Fox 8 did not one but two pieces outlining the dangerous conditions that residents faced, such as sidewalks nearing collapse, gullies that required residents to place boards across them to walk out, a lack of emergency service access (the trenches on the sides are sometimes several feet deep), and an inability for trash pickup services to access properties.  

















At least one vehicle remains trapped in a driveway, completely cut off.  Residents have also complained in at least one story about significant vibrations from the construction (which is relevant given the housing stock - the neighborhood falls within the Mid-City National Register Historic District).

Unfortunately, the continuing experience for peripheral residents is the result of a lack of adequate planning for the mammoth LSU/VA undertaking. 

It would be one thing if the entire affair for peripheral residents had only taken a week or even a few weeks.  Multiple months is a different story.  The apparent lack of adequate notice to the peripheral residents of the nature of the construction about to unfold in their neighborhood is also troubling.
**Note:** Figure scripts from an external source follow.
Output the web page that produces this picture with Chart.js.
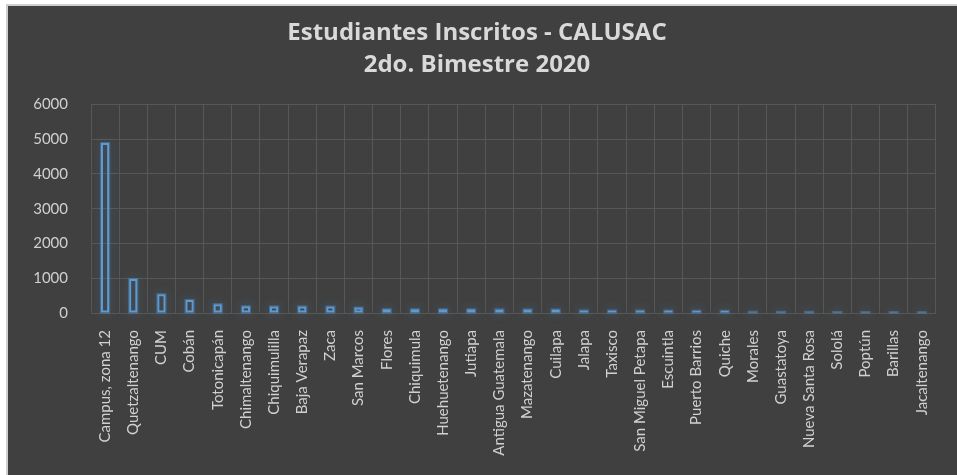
<!DOCTYPE html>
<html lang="es">

<head>
  <meta charset="UTF-8">
  <title>Estudiantes Inscritos - CALUSAC</title>
  <script src="https://cdn.jsdelivr.net/npm/chart.js@4.4.0/dist/chart.umd.min.js"></script>
  <style>
    html, body { margin: 0; padding: 0; background: #ffffff; overflow: hidden; }
    #frame {
      position: absolute; left: 6px; top: 4px;
      width: 949px; height: 469px;
      border-left: 2px solid #cfcfcf; border-top: 2px solid #cfcfcf;
      background: #404040;
    }
  </style>
</head>

<script>
  const sedes = [
    "Campus, zona 12", "Quetzaltenango", "CUM", "Cobán", "Totonicapán", "Chimaltenango",
    "Chiquimulilla", "Baja Verapaz", "Zaca", "San Marcos", "Flores", "Chiquimula",
    "Huehuetenango", "Jutiapa", "Antigua Guatemala", "Mazatenango", "Cuilapa", "Jalapa",
    "Taxisco", "San Miguel Petapa", "Escuintla", "Puerto Barrios", "Quiche", "Morales",
    "Guastatoya", "Nueva Santa Rosa", "Sololá", "Poptún", "Barillas", "Jacaltenango"
  ];
  const inscritos = [
    4890, 975, 540, 375, 255, 195,
    190, 190, 185, 155, 110, 108,
    106, 105, 104, 103, 100, 75,
    74, 72, 70, 68, 65, 38,
    36, 34, 32, 30, 28, 26
  ];
  const titulo = ["Estudiantes Inscritos - CALUSAC", "2do. Bimestre 2020"];

  // brillo azul alrededor de las barras (efecto "glow" de Excel)
  const glow = {
    id: "glow",
    beforeDatasetsDraw(chart) {
      const ctx = chart.ctx;
      chart.getDatasetMeta(0).data.forEach(bar => {
        const p = bar.getProps(["x", "y", "base", "width"], true);
        ctx.save();
        ctx.shadowColor = "rgba(91,155,213,0.9)";
        ctx.shadowBlur = 10;
        ctx.strokeStyle = "rgba(91,155,213,0.4)";
        ctx.lineWidth = 2;
        ctx.strokeRect(p.x - p.width / 2, p.y, p.width, p.base - p.y);
        ctx.restore();
      });
    }
  };

  window.onload = () => {
    new Chart(document.getElementById("grafica"), {
      type: "bar",
      data: {
        labels: sedes,
        datasets: [{
          label: "Inscritos",
          data: inscritos,
          backgroundColor: "rgba(0,0,0,0)",
          borderColor: "#5b9bd5",
          borderWidth: 2,
          borderSkipped: false,
          categoryPercentage: 1,
          barPercentage: 0.29
        }]
      },
      plugins: [glow],
      options: {
        responsive: false,
        animation: false,
        events: [],
        layout: { padding: { left: 0, right: 11, top: 0, bottom: 0 } },
        plugins: {
          legend: { display: false },
          tooltip: { enabled: false },
          title: {
            display: true,
            text: titulo,
            color: "#d9d9d9",
            font: { family: "Open Sans", size: 24, weight: "bold", lineHeight: 1.3 },
            padding: { top: 12, bottom: 24 }
          }
        },
        scales: {
          x: {
            grid: { color: "#575757", drawTicks: false },
            border: { color: "#575757" },
            ticks: {
              color: "#d0d0d0",
              font: { family: "Lato", size: 15 },
              autoSkip: false,
              maxRotation: 90,
              minRotation: 90,
              padding: 17
            },
            afterFit: s => { s.height = 162; }
          },
          y: {
            min: 0,
            max: 6000,
            grid: { color: "#575757", drawTicks: false },
            border: { display: false },
            ticks: {
              stepSize: 1000,
              color: "#d0d0d0",
              font: { family: "Lato", size: 15 },
              padding: 23,
              callback: v => String(v)
            },
            afterFit: s => { s.width = 83; }
          }
        }
      }
    });
  };
</script>

<body>
  <div id="frame">
    <canvas id="grafica" width="949" height="469"></canvas>
  </div>
</body>

</html>
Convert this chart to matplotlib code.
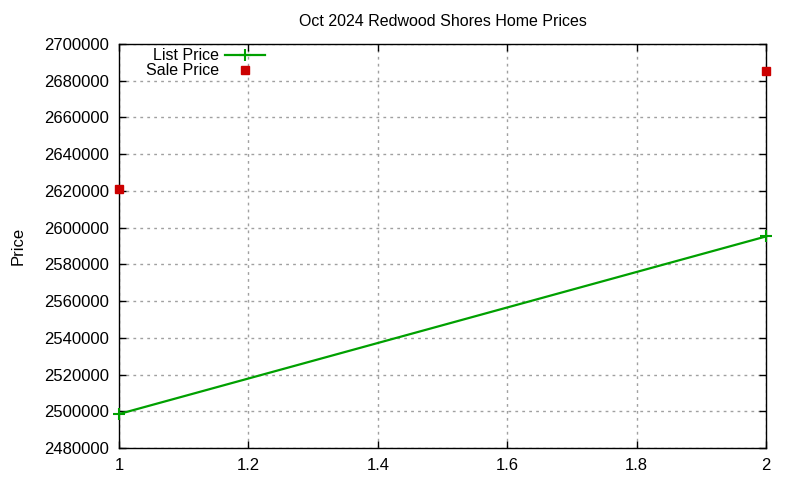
import matplotlib
matplotlib.use("Agg")
import matplotlib.pyplot as plt

plt.rcParams['font.family'] = ['Liberation Sans', 'DejaVu Sans']

title = "Oct 2024 Redwood Shores Home Prices"
list_x = [1, 2]
list_price = [2498500, 2595200]
sale_x = [1, 2]
sale_price = [2621200, 2685200]
yticks = list(range(2480000, 2700001, 20000))
xticks = [1, 1.2, 1.4, 1.6, 1.8, 2]

fig = plt.figure(figsize=(8, 4.8), dpi=100)
ax = fig.add_axes([119/800, 1-448/480, (766-119)/800, (448-44)/480])

ax.plot(list_x, list_price, color='#00a000', lw=1.6, marker='+', ms=9, mew=1.5,
        label='List Price', clip_on=False, zorder=3)
ax.plot(sale_x, sale_price, color='#cc0000', ls='none', marker='s', ms=6,
        label='Sale Price', clip_on=False, zorder=3)

ax.set_xlim(1, 2)
ax.set_ylim(2480000, 2700000)
ax.set_xticks(xticks)
ax.set_xticklabels(['1', '1.2', '1.4', '1.6', '1.8', '2'])
ax.set_yticks(yticks)
ax.set_yticklabels([str(v) for v in yticks])
ax.tick_params(direction='in', top=True, right=True, labelsize=12, length=5, width=1, pad=7)
ax.grid(True, color='#a0a0a0', ls=(0, (2, 3)), lw=1)
for s in ax.spines.values():
    s.set_linewidth(1)

ax.set_title(title, fontsize=11.5, pad=13)
ax.set_ylabel('Price', fontsize=12)
ax.yaxis.set_label_coords(-0.145, 0.5)

leg = ax.legend(loc='upper left', bbox_to_anchor=(0.025, 1.017), frameon=False,
                markerfirst=False, fontsize=11.5, handlelength=2.5,
                labelspacing=0.0, borderpad=0.2, handletextpad=0.35)
for t in leg.get_texts():
    t.set_ha('right')

fig.savefig('out.png', dpi=100)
Concerned residents can reach out at two upcoming meetings.  At 6 p.m. on January 18, 2011, the VA will hold a neighborhood meeting at the nearby First Pentecostal Church at 2525 Canal.  The following day, January 19, Council Member Stacy Head will hold a public hearing in New Orleans City Council Chambers at 2 p.m. to get an update on the site preparation process (Brad Ott of the Committee to Reopen Charity has been instrumental in reminding the City of its obligation under its own ordinance to hold such meetings).